The second reason the genie is out of the bottle is that the medical establishment is pulling the scientific justification for such Draconian marijuana laws. In 2013, CNN’s popular medical correspondent Sanjay Gupta famously changed his mind about the drug, arguing for relaxed criminal treatment and more medical research. Similarly, the American Academy of Neurology recently released a position paper in support of "efforts to conduct rigorous research to evaluate the long-term safety and effectiveness of marijuana-based products." Finally, the Journal of the American Medical Association reports that those states that have legalized medicinal marijuana have “significantly fewer deaths from prescription painkiller overdoses each year.” Even the most strident “Senior citizen, Republican or Southerner” will be hard-pressed to hold their own in an argument against board certified neurosurgeons urging medical treatment.

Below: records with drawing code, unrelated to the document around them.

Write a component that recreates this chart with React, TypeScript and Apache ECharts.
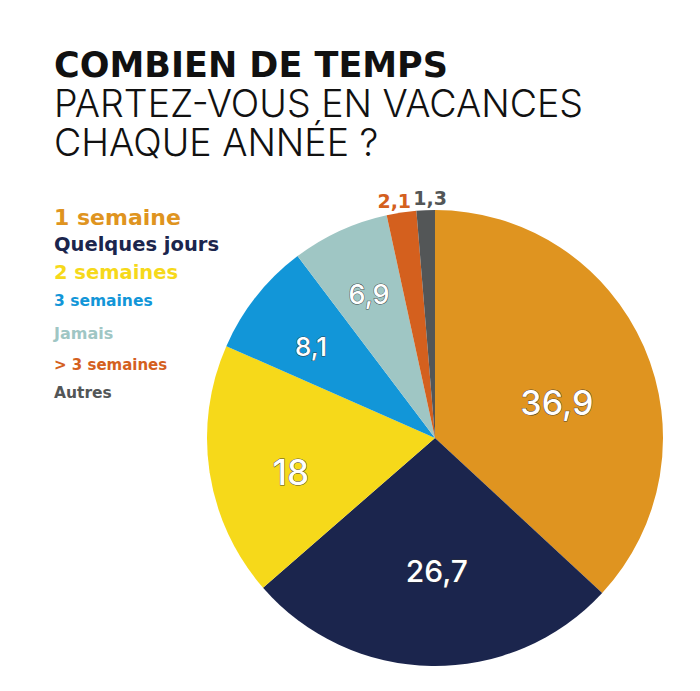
import React, { useEffect, useRef } from "react";
import * as echarts from "echarts";

const titleLines = ["COMBIEN DE TEMPS", "PARTEZ-VOUS EN VACANCES", "CHAQUE ANNÉE ?"];
const categories = ["1 semaine", "Quelques jours", "2 semaines", "3 semaines", "Jamais", "> 3 semaines", "Autres"];
const values = [36.9, 26.7, 18, 8.1, 6.9, 2.1, 1.3];
const colors = ["#DF9420", "#1B254D", "#F6D91A", "#1296D8", "#9FC6C4", "#D4601E", "#535657"];
const legendSizes = [22, 19.5, 19.5, 15.5, 16, 15, 15.5];
const legendHeights = [26, 28, 28, 30, 34, 30, 26];
const labelSizes = [34, 30, 35, 26, 27, 19, 19];
const labelNudges: [number, number][] = [[0, 18], [4, 0], [12, 10], [0, 7], [0, 0], [-5, 3], [5, 3]];

const fmt = (v: number) => String(v).replace(".", ",");

export default function App() {
  const ref = useRef<HTMLDivElement>(null);
  useEffect(() => {
    document.body.style.margin = "0";
    const chart = echarts.init(ref.current!, null, { renderer: "svg" });
    const FONT = "Inter";
    const BOLD = "DejaVu Sans";
    const CX = 435, CY = 438, R = 228;

    const labelSeries = (r0: number, r1: number, idxs: number[], outside: boolean) => ({
      type: "pie",
      silent: true,
      center: [CX, CY],
      radius: [r0, r1],
      startAngle: 90,
      clockwise: true,
      avoidLabelOverlap: false,
      emphasis: { disabled: true },
      labelLine: { show: false },
      itemStyle: { color: "rgba(0,0,0,0)", borderWidth: 0 },
      labelLayout: (p: any) => {
        const n = labelNudges[p.dataIndex];
        return { dx: n[0], dy: n[1] };
      },
      data: categories.map((name, i) => ({
        name,
        value: values[i],
        label: {
          show: idxs.includes(i),
          position: "inside",
          formatter: fmt(values[i]),
          fontFamily: outside ? BOLD : FONT,
          fontWeight: outside ? 700 : 500,
          fontSize: labelSizes[i],
          color: outside ? colors[i] : "#ffffff",
          textBorderColor: outside ? "transparent" : "rgba(50,50,50,0.85)",
          textBorderWidth: outside ? 0 : 1,
        },
      })),
    });

    chart.setOption({
      animation: false,
      backgroundColor: "#ffffff",
      title: titleLines.map((t, i) => ({
        left: 49,
        top: 40 + i * 39,
        text: t,
        textStyle:
          i === 0
            ? { fontFamily: BOLD, fontSize: 35, fontWeight: 700, color: "#111111", lineHeight: 39 }
            : { fontFamily: FONT, fontSize: 37.5, fontWeight: 300, color: "#111111", lineHeight: 39 },
      })),
      legend: {
        orient: "vertical",
        left: 49,
        top: 204,
        padding: 0,
        itemGap: 0,
        itemWidth: 0,
        itemHeight: 0,
        icon: "none",
        selectedMode: false,
        data: categories.map((name, i) => ({
          name,
          icon: "none",
          textStyle: {
            fontFamily: BOLD,
            fontWeight: 700,
            fontSize: legendSizes[i],
            lineHeight: legendHeights[i],
            color: colors[i],
          },
        })),
      },
      series: [
        {
          type: "pie",
          center: [CX, CY],
          radius: [0, R],
          startAngle: 90,
          clockwise: true,
          label: { show: false },
          labelLine: { show: false },
          emphasis: { disabled: true },
          itemStyle: { borderWidth: 0 },
          data: categories.map((name, i) => ({ name, value: values[i], itemStyle: { color: colors[i] } })),
        },
        labelSeries(32, R, [0, 1], false),
        labelSeries(82, R, [2, 3, 4], false),
        labelSeries(R, R + 24, [5, 6], true),
      ],
    });
    return () => chart.dispose();
  }, []);
  return <div ref={ref} style={{ width: 700, height: 691 }} />;
}
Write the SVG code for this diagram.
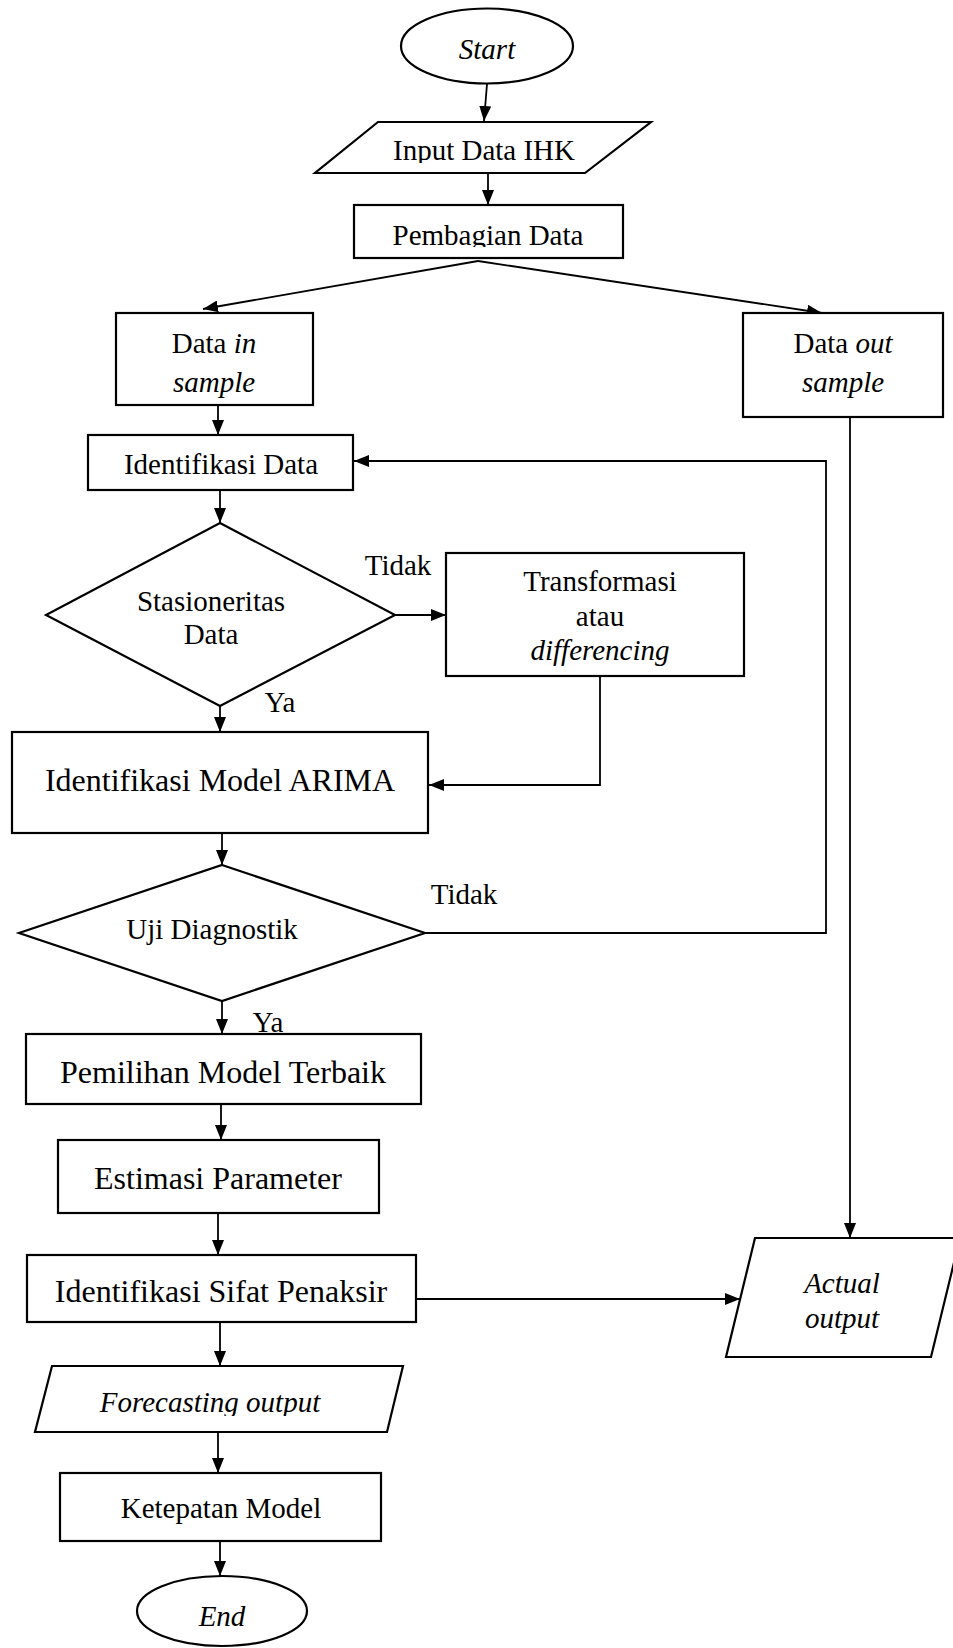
<svg xmlns="http://www.w3.org/2000/svg" width="953" height="1648" viewBox="0 0 953 1648">
<style>
.s{fill:#fff;stroke:#000;stroke-width:2.2}
.c{fill:none;stroke:#000;stroke-width:1.8}
text{font-family:"Liberation Serif","Times New Roman",serif;font-size:29px;fill:#000;text-anchor:middle}
.b{font-size:32px}
.i{font-style:italic}
</style>
<defs>
<marker id="ah" markerUnits="userSpaceOnUse" markerWidth="15" markerHeight="12" refX="15" refY="6" orient="auto"><path d="M0,0 L15,6 L0,12 z" fill="#000"/></marker>
<clipPath id="clipIn"><rect x="0" y="100" width="953" height="63"/></clipPath>
<clipPath id="clipPb"><rect x="0" y="200" width="953" height="47"/></clipPath>
<clipPath id="clipFc"><rect x="0" y="1360" width="953" height="56"/></clipPath>
</defs>
<rect width="953" height="1648" fill="#fff"/>
<g id="connectors">
<line class="c" x1="487" y1="84" x2="484" y2="121" marker-end="url(#ah)"/>
<line class="c" x1="488" y1="173" x2="488" y2="205" marker-end="url(#ah)"/>
<line class="c" x1="478" y1="261" x2="203" y2="309" marker-end="url(#ah)"/>
<line class="c" x1="478" y1="261" x2="822" y2="313" marker-end="url(#ah)"/>
<line class="c" x1="218" y1="405" x2="218" y2="435" marker-end="url(#ah)"/>
<line class="c" x1="220" y1="490" x2="220" y2="523" marker-end="url(#ah)"/>
<line class="c" x1="395" y1="615" x2="446" y2="615" marker-end="url(#ah)"/>
<line class="c" x1="220" y1="706" x2="220" y2="732" marker-end="url(#ah)"/>
<polyline class="c" points="600,676 600,785 429,785" marker-end="url(#ah)"/>
<line class="c" x1="222" y1="833" x2="222" y2="865" marker-end="url(#ah)"/>
<polyline class="c" points="425,933 826,933 826,461 354,461" marker-end="url(#ah)"/>
<line class="c" x1="222" y1="1001" x2="222" y2="1034" marker-end="url(#ah)"/>
<line class="c" x1="221" y1="1098" x2="221" y2="1140" marker-end="url(#ah)"/>
<line class="c" x1="218" y1="1210" x2="218" y2="1255" marker-end="url(#ah)"/>
<line class="c" x1="220" y1="1320" x2="220" y2="1366" marker-end="url(#ah)"/>
<line class="c" x1="416" y1="1299" x2="740" y2="1299" marker-end="url(#ah)"/>
<line class="c" x1="850" y1="417" x2="850" y2="1238" marker-end="url(#ah)"/>
<line class="c" x1="218" y1="1432" x2="218" y2="1473" marker-end="url(#ah)"/>
<line class="c" x1="220" y1="1541" x2="220" y2="1576" marker-end="url(#ah)"/>
</g>
<g id="start"><ellipse class="s" cx="487" cy="46" rx="86" ry="37.5"/><text class="i" x="487" y="59">Start</text></g>
<g id="input"><polygon class="s" points="378,122 651,122 585,173 315,173"/><text x="484" y="160" clip-path="url(#clipIn)">Input Data IHK</text></g>
<g id="pembagian"><rect class="s" x="354" y="205" width="269" height="53"/><text x="488" y="245" clip-path="url(#clipPb)">Pembagian Data</text></g>
<g id="datain"><rect class="s" x="116" y="313" width="197" height="92"/><text x="214" y="353">Data <tspan class="i">in</tspan></text><text class="i" x="214" y="392">sample</text></g>
<g id="dataout"><rect class="s" x="743" y="313" width="200" height="104"/><text x="843" y="353">Data <tspan class="i">out</tspan></text><text class="i" x="843" y="392">sample</text></g>
<g id="identdata"><rect class="s" x="88" y="435" width="265" height="55"/><text x="221" y="474">Identifikasi Data</text></g>
<g id="stasioner"><polygon class="s" points="220,523 395,615 220,706 46,615"/><text x="211" y="611">Stasioneritas</text><text x="211" y="644">Data</text></g>
<g id="labels1"><text x="398" y="575">Tidak</text><text x="280" y="712">Ya</text></g>
<g id="transform"><rect class="s" x="446" y="553" width="298" height="123"/><text x="600" y="591">Transformasi</text><text x="600" y="626">atau</text><text class="i" x="600" y="660">differencing</text></g>
<g id="arima"><rect class="s" x="12" y="732" width="416" height="101"/><text class="b" x="220" y="791">Identifikasi Model ARIMA</text></g>
<g id="uji"><polygon class="s" points="222,865 425,933 222,1001 19,933"/><text x="212" y="939">Uji Diagnostik</text></g>
<g id="labels2"><text x="464" y="904">Tidak</text><text x="268" y="1032">Ya</text></g>
<g id="pemilihan"><rect class="s" x="26" y="1034" width="395" height="70"/><text class="b" x="223" y="1083">Pemilihan Model Terbaik</text></g>
<g id="estimasi"><rect class="s" x="58" y="1140" width="321" height="73"/><text class="b" x="218" y="1189">Estimasi Parameter</text></g>
<g id="sifat"><rect class="s" x="27" y="1255" width="389" height="67"/><text class="b" x="221" y="1302">Identifikasi Sifat Penaksir</text></g>
<g id="actual"><polygon class="s" points="755,1238 960,1238 931,1357 726,1357"/><text class="i" x="842" y="1293">Actual</text><text class="i" x="842" y="1328">output</text></g>
<g id="forecast"><polygon class="s" points="52,1366 403,1366 387,1432 35,1432"/><text class="i" x="210" y="1412" clip-path="url(#clipFc)">Forecasting output</text></g>
<g id="ketepatan"><rect class="s" x="60" y="1473" width="321" height="68"/><text x="221" y="1518">Ketepatan Model</text></g>
<g id="end"><ellipse class="s" cx="222" cy="1611" rx="85" ry="35"/><text class="i" x="222" y="1626">End</text></g>
</svg>
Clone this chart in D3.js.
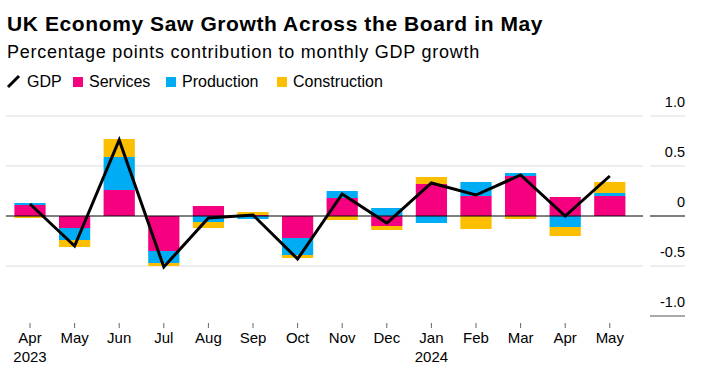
<!DOCTYPE html>
<html>
<head>
<meta charset="utf-8">
<script src="https://cdn.jsdelivr.net/npm/d3@7"></script>
<style>
    body { margin: 0; background: #fff; }
    svg { display: block; font-family: "Liberation Sans", Arial, sans-serif; }
</style>
</head>
<body>
<div id="chart"></div>
<script>
// Contributions to monthly GDP growth
const months = ["Apr", "May", "Jun", "Jul", "Aug", "Sep", "Oct", "Nov", "Dec", "Jan", "Feb", "Mar", "Apr", "May"];
const years = ["2023", "", "", "", "", "", "", "", "", "2024", "", "", "", ""];
const services = [0.11, -0.12, 0.26, -0.35, 0.10, 0.01, -0.22, 0.18, -0.10, 0.32, 0.20, 0.40, 0.19, 0.20];
const production = [0.02, -0.12, 0.33, -0.12, -0.06, -0.03, -0.17, 0.07, 0.08, -0.07, 0.14, 0.03, -0.11, 0.03];
const construction = [-0.02, -0.07, 0.18, -0.03, -0.06, 0.03, -0.03, -0.04, -0.04, 0.07, -0.13, -0.03, -0.09, 0.11];
const gdp = [0.12, -0.30, 0.76, -0.51, -0.02, 0.01, -0.43, 0.22, -0.07, 0.33, 0.21, 0.41, 0.00, 0.40];
const yTicks = [1.0, 0.5, 0, -0.5, -1.0];

const WIDTH = 705, HEIGHT = 376;
const COLORS = { services: "#f5007f", production: "#00adf5", construction: "#fcbe00" };
const keys = ["services", "production", "construction"];

const rows = months.map((m, i) => ({
    idx: i,
    services: services[i],
    production: production[i],
    construction: construction[i]
}));

const svg = d3.select("#chart")
    .append("svg")
    .attr("width", WIDTH)
    .attr("height", HEIGHT);

// Title and subtitle
svg.append("text")
    .attr("x", 7).attr("y", 31)
    .style("font-size", "21px")
    .style("font-weight", "700")
    .style("letter-spacing", "0.6px")
    .attr("fill", "#000")
    .text("UK Economy Saw Growth Across the Board in May");

svg.append("text")
    .attr("x", 7).attr("y", 58)
    .style("font-size", "18px")
    .style("letter-spacing", "0.75px")
    .attr("fill", "#000")
    .text("Percentage points contribution to monthly GDP growth");

// Legend
const legend = svg.append("g").style("font-size", "16px");
legend.append("line")
    .attr("x1", 8).attr("y1", 87).attr("x2", 19).attr("y2", 76)
    .attr("stroke", "#000").attr("stroke-width", 3);
legend.append("text").attr("x", 27).attr("y", 87).text("GDP");

const legendItems = [
    { key: "services", label: "Services", x: 73 },
    { key: "production", label: "Production", x: 166 },
    { key: "construction", label: "Construction", x: 277 }
];
legendItems.forEach(d => {
    legend.append("rect")
        .attr("x", d.x).attr("y", 77).attr("width", 10).attr("height", 10)
        .attr("fill", COLORS[d.key]);
    legend.append("text").attr("x", d.x + 16).attr("y", 87).text(d.label);
});

// Scales
const xScale = d3.scaleBand()
    .domain(d3.range(months.length))
    .range([7.7, 632.1])
    .paddingInner(0.3)
    .paddingOuter(0.15);

const yScale = d3.scaleLinear()
    .domain([-1, 1])
    .range([316, 116]);

// Gridlines across the plot (not at -1.0)
const grid = svg.append("g");
grid.selectAll("line")
    .data(yTicks.filter(v => v > -1 && v !== 0))
    .join("line")
    .attr("x1", 6).attr("x2", 643)
    .attr("y1", d => yScale(d)).attr("y2", d => yScale(d))
    .attr("stroke", "#dcdcdc").attr("stroke-width", 1);

// Right axis labels with their short rules
const yAxis = svg.append("g");
yAxis.selectAll("line")
    .data(yTicks)
    .join("line")
    .attr("x1", 650).attr("x2", 685)
    .attr("y1", d => yScale(d)).attr("y2", d => yScale(d))
    .attr("stroke", d => d === 0 ? "#000" : d === -1 ? "#555" : "#dcdcdc")
    .attr("stroke-width", 1);
yAxis.selectAll("text")
    .data(yTicks)
    .join("text")
    .attr("x", 685)
    .attr("y", d => yScale(d) - 9)
    .attr("text-anchor", "end")
    .style("font-size", "14.5px")
    .attr("fill", "#000")
    .text(d => d === 0 ? "0" : d.toFixed(1));

// Stacked bars, positives and negatives stacked separately
const series = d3.stack()
    .keys(keys)
    .offset(d3.stackOffsetDiverging)(rows);

svg.append("g")
    .selectAll("g")
    .data(series)
    .join("g")
    .attr("fill", d => COLORS[d.key])
    .selectAll("rect")
    .data(d => d)
    .join("rect")
    .attr("x", d => xScale(d.data.idx))
    .attr("width", xScale.bandwidth())
    .attr("y", d => yScale(Math.max(d[0], d[1])))
    .attr("height", d => Math.abs(yScale(d[0]) - yScale(d[1])));

// Zero line
svg.append("line")
    .attr("x1", 6).attr("x2", 643)
    .attr("y1", yScale(0)).attr("y2", yScale(0))
    .attr("stroke", "#000").attr("stroke-width", 1);

// GDP line
const line = d3.line()
    .x((d, i) => xScale(i) + xScale.bandwidth() / 2)
    .y(d => yScale(d));

svg.append("path")
    .datum(gdp)
    .attr("d", line)
    .attr("fill", "none")
    .attr("stroke", "#000")
    .attr("stroke-width", 3)
    .attr("stroke-linejoin", "miter");

// Bottom axis: small ticks, month labels, year labels
const xAxis = svg.append("g");
xAxis.selectAll("line")
    .data(months)
    .join("line")
    .attr("x1", (d, i) => xScale(i) + xScale.bandwidth() / 2)
    .attr("x2", (d, i) => xScale(i) + xScale.bandwidth() / 2)
    .attr("y1", 323).attr("y2", 328)
    .attr("stroke", "#666").attr("stroke-width", 1);
xAxis.selectAll("text.month")
    .data(months)
    .join("text")
    .attr("class", "month")
    .attr("x", (d, i) => xScale(i) + xScale.bandwidth() / 2)
    .attr("y", 343)
    .attr("text-anchor", "middle")
    .style("font-size", "15px")
    .text(d => d);
xAxis.selectAll("text.year")
    .data(years.map((y, i) => ({ y, i })).filter(d => d.y))
    .join("text")
    .attr("class", "year")
    .attr("x", d => xScale(d.i) + xScale.bandwidth() / 2)
    .attr("y", 362)
    .attr("text-anchor", "middle")
    .style("font-size", "15px")
    .text(d => d.y);
</script>
</body>
</html>
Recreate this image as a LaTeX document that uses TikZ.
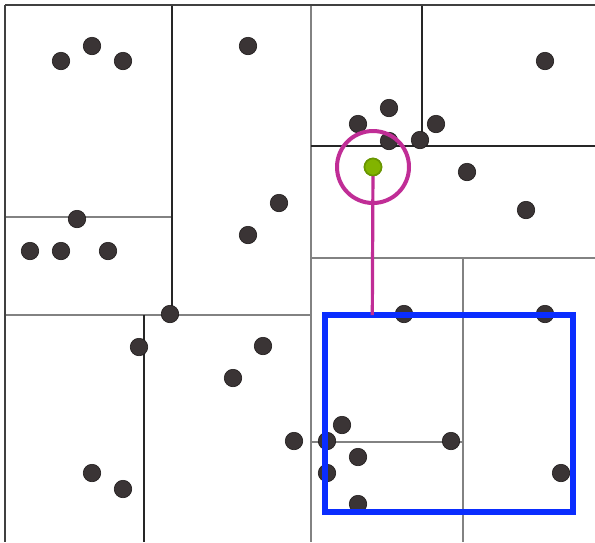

Finally, the most persuasive reason there’s no going back is, quite frankly, that business is booming. In February 2014 the Treasury Department effectively gave a green light to banks to do business with marijuana traffickers—something that would have been illegal under Reagan-era “war on crime” statutes. (Not entirely surprisingly, House Republicans backed the Administration’s relaxation of the banking restrictions.)
Just recently, in December last year, the Justice Department announced it would no longer prosecute federal laws regulating the growing or selling of marijuana on Native American reservations—even in states where such activities are illegal under state law. This directive clears the way for casinos to sell marijuana.
Big Green promises to be big business. Hydroponic companies, vaporizer producers, research houses, edible cannabis kitchens, even vending machine distributors are all cashing in on the medical marijuana phenomenon. Just one such promising company is Aquarius Cannabis, a company helping launch brands, many of whom are planning an IPO in the burgeoning marijuana industry.
What caught my eye about Aquarius is that its business model does not include the sale of cannabis. According to CEO Michael Davis and President Don Grede, Aquarius works with legally compliant organic produces to establish a consistent cannabis brand—the way Driscoll’s does with its berries. They seem to want to take on a ‘lobbying perspective’ in much the same vein as other ‘substances’ like tobacco and alcohol, but without the kill rate those two consumer staples carry.
The value of companies like Aquarius, according to the finance website Benzinga.com, increased by more than 50% in 2013 and according to Forbes, by more than 140% in 2014. These three factors—public opinion, medical favor and money—mean legalized pot is here to stay.